17.12.07

A ceia que alimenta o corpo e diminui a solidão

Maria José Santana, in Jornal de Público

É certamente uma das noites mais frias do Outono. Julieta e Mário servem-se da bebida quente que acabam de receber das mãos da equipa de voluntários das Florinhas do Vouga para contrariar os efeitos da temperatura, que ronda os zero graus. Não vivem na rua, mas é como se vivessem: sem família, com empregos precários e a fazer contas ao dinheiro que nem sempre chega para comer.

Recorrem à preciosa ajuda disponibilizada pela instituição diocesana de Aveiro, tanto na Cozinha Social como no programa de rua que acaba de ser criado com a designação, ainda informal, Ceia com Calor. Muitas vezes, confessa Julieta, estas são as únicas refeições do dia. Ainda assim, o verdadeiro efeito da fatia de bolo e do chá quente que obteve junto da carrinha estacionada na zona do Rossio vai muito além da satisfação da necessidade de alimentos. "Eles são uma família", garante.

"Eles" são os voluntários que diariamente distribuem as refeições na rua, cidadãos que não hesitam em abdicar do conforto do lar, uma noite por semana, para distribuir comida a quem vive ou depende da rua. Como o Luís, um ex-engenheiro alimentar holandês, que há cerca de quatro anos se instalou em Portugal. A mudança não conseguiu atenuar a sua ligação ao voluntariado, que desenvolveu ao longo de 27 anos, na Holanda. Muito pelo contrário. Há quatro anos a prestar serviço no Banco Alimentar Contra a Fome, este antigo engenheiro associa-se, agora, à causa dos sem-abrigo. Cumpriu a sua primeira experiência de distribuição de refeições precisamente na noite em que o PÚBLICO acompanhou a equipa de rua das Florinhas do Vouga, na passada quinta-feira.

As equipas de voluntários vão rodando entre si, mas o ritual é sempre o mesmo. Pelas 21h00, a carrinha da instituição transporta-os até à pastelaria da cidade responsável por ceder o pão e os bolos para a ceia dessa noite - os estabelecimentos aveirenses acederam de imediato em colaborar com a iniciativa. Segue-se a viagem até à Casa de Santa Zita, instituição que se ofereceu para preparar o chá, café e leite quente que completam a ceia a distribuir nas ruas.

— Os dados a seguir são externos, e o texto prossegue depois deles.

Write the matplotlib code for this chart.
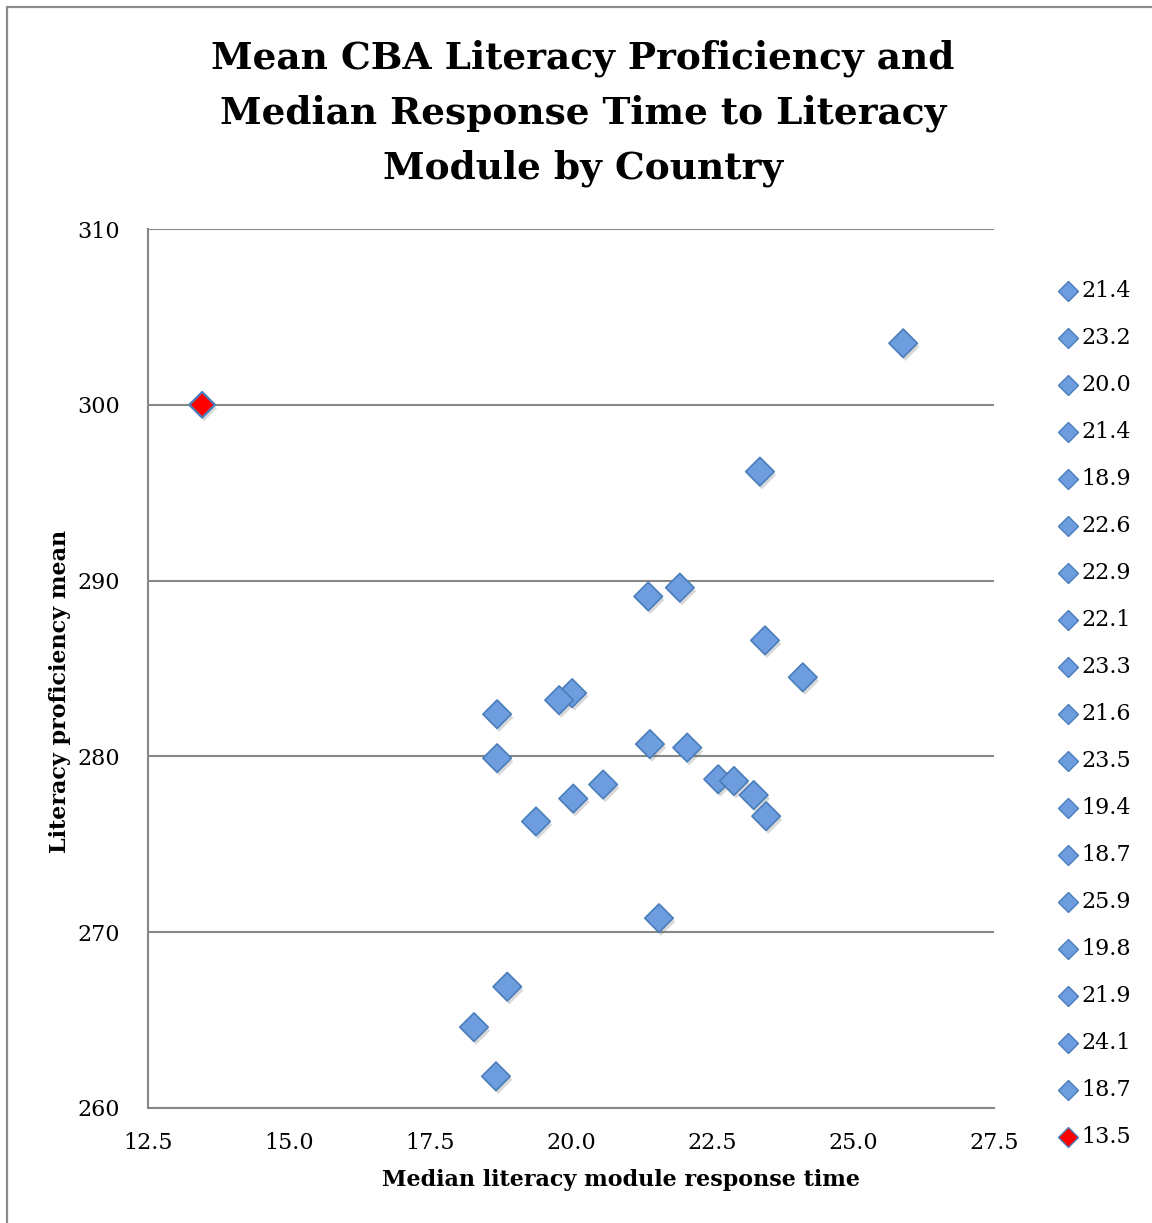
import matplotlib
matplotlib.use("Agg")
import matplotlib.pyplot as plt
from matplotlib import patheffects
from matplotlib.patches import Rectangle

# ---- data ----
resp_time = [21.37, 23.24, 20.02, 21.40, 18.87, 22.61, 22.89, 22.06, 23.35, 21.56,
             23.46, 19.38, 18.69, 25.89, 19.79, 21.93, 24.11, 18.67, 20.57, 18.28,
             20.04, 23.44, 18.69]
literacy = [289.1, 277.8, 283.6, 280.7, 266.9, 278.7, 278.6, 280.5, 296.2, 270.8,
            276.6, 276.3, 279.9, 303.5, 283.2, 289.6, 284.5, 261.8, 278.4, 264.6,
            277.6, 286.6, 282.4]
outlier_time = [13.46]
outlier_lit = [300.0]
legend_labels = ["21.4", "23.2", "20.0", "21.4", "18.9", "22.6", "22.9", "22.1", "23.3",
                 "21.6", "23.5", "19.4", "18.7", "25.9", "19.8", "21.9", "24.1", "18.7"]
outlier_label = "13.5"
x_ticks = [12.5, 15.0, 17.5, 20.0, 22.5, 25.0, 27.5]
y_ticks = [260, 270, 280, 290, 300, 310]

title_lines = ["Mean CBA Literacy Proficiency and",
               "Median Response Time to Literacy",
               "Module by Country"]

W, H = 1152, 1223
FONT = "DejaVu Serif"
BLUE = "#6E9DDF"
EDGE = "#4A7EBB"
GRID = "#878787"

fig = plt.figure(figsize=(W / 100, H / 100), dpi=100)
fig.patch.set_facecolor("white")

def fx(px):
    return px / W

def fy(py):
    return 1 - py / H

# outer border
fig.add_artist(Rectangle((fx(7), -0.1), 2, fy(7) + 0.1, transform=fig.transFigure,
                         fill=False, edgecolor="#8C8C8C", linewidth=1.6))

ax = fig.add_axes([fx(148), fy(1108), fx(994) - fx(148), fy(229) - fy(1108)])
ax.set_xlim(12.5, 27.5)
ax.set_ylim(260, 310)
ax.set_xticks(x_ticks)
ax.set_xticklabels([f"{v:.1f}" for v in x_ticks])
ax.set_yticks(y_ticks)
ax.set_yticklabels([str(v) for v in y_ticks])
ax.tick_params(axis="both", length=0, labelsize=16)
ax.tick_params(axis="x", pad=17)
ax.tick_params(axis="y", pad=20)
for lab in ax.get_xticklabels() + ax.get_yticklabels():
    lab.set_fontfamily(FONT)
ax.yaxis.grid(True, color=GRID, linewidth=1.5)
ax.set_axisbelow(True)
for s in ["top", "right"]:
    ax.spines[s].set_visible(False)
for s in ["left", "bottom"]:
    ax.spines[s].set_color(GRID)
    ax.spines[s].set_linewidth(1.5)

shadow = [patheffects.SimplePatchShadow(offset=(1.5, -2.5), alpha=0.22, shadow_rgbFace="#555555"),
          patheffects.Normal()]
ax.scatter(resp_time, literacy, marker="D", s=210, facecolor=BLUE, edgecolor=EDGE,
           linewidth=1.2, zorder=3, path_effects=shadow)
ax.scatter(outlier_time, outlier_lit, marker="D", s=170, facecolor="#FF0000", edgecolor=EDGE,
           linewidth=1.6, zorder=4, path_effects=shadow, clip_on=False)

# title
for i, line in enumerate(title_lines):
    fig.text(fx(583), fy(58 + 55 * i), line, ha="center", va="center",
             fontsize=27, fontweight="bold", fontfamily=FONT)

# axis labels
fig.text(fx(621), fy(1180), "Median literacy module response time", ha="center", va="center",
         fontsize=16, fontweight="bold", fontfamily=FONT)
fig.text(fx(60), fy(691), "Literacy proficiency mean", ha="center", va="center",
         rotation=90, fontsize=16, fontweight="bold", fontfamily=FONT)

# legend (drawn as entries in figure coordinates)
entries = [(lab, BLUE) for lab in legend_labels] + [(outlier_label, "#FF0000")]
for i, (lab, col) in enumerate(entries):
    y = fy(291 + 47 * i)
    fig.add_artist(plt.Line2D([fx(1068)], [y], marker="D", markersize=10, markerfacecolor=col,
                              markeredgecolor=EDGE, markeredgewidth=1.0, linestyle="none",
                              transform=fig.transFigure))
    fig.text(fx(1081), y, lab, ha="left", va="center", fontsize=16, fontfamily=FONT)

fig.savefig("out.png", dpi=100, facecolor="white")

A primeira paragem é no parque de estacionamento do Rossio, onde se concentram vários arrumadores de carros e prostitutas, entre os quais há vários sem-abrigo. E é aqui que os voluntários permanecem cerca de uma hora, servindo e conversando com aqueles que vêm até junto da carrinha ou que são chamados para tal. O roteiro da noite, na qual é servida uma média de duas dezenas de refeições, inclui ainda uma passagem pela estação da CP, outros dos locais frequentados por gente sem tecto.
"Ultimamente, não temos encontrado lá ninguém", diz Fátima Mendes, directora-geral da instituição. Na quinta-feira, confirmou-se a tendência dos últimos dias. A directora, voluntária, e nessa noite também condutora da carrinha das Florinhas do Vouga, decide fazer um pequeno desvio ao percurso habitual. "Vamos só passar na zona da Forca-Vouga, porque nos têm dito que aparecem cobertores numa paragem de autocarros e junto à Loja do Cidadão", explica. A rota termina com nova passagem pelo Rossio, onde a equipa costuma permanecer até cerca das 23h30. A rotina é recente, conta com pouco mais de uma semana, mas, segundo o padre João Gonçalves, está para durar. "Não vai ser só durante o Natal e Inverno. Queremos que seja para o ano todo", vinca.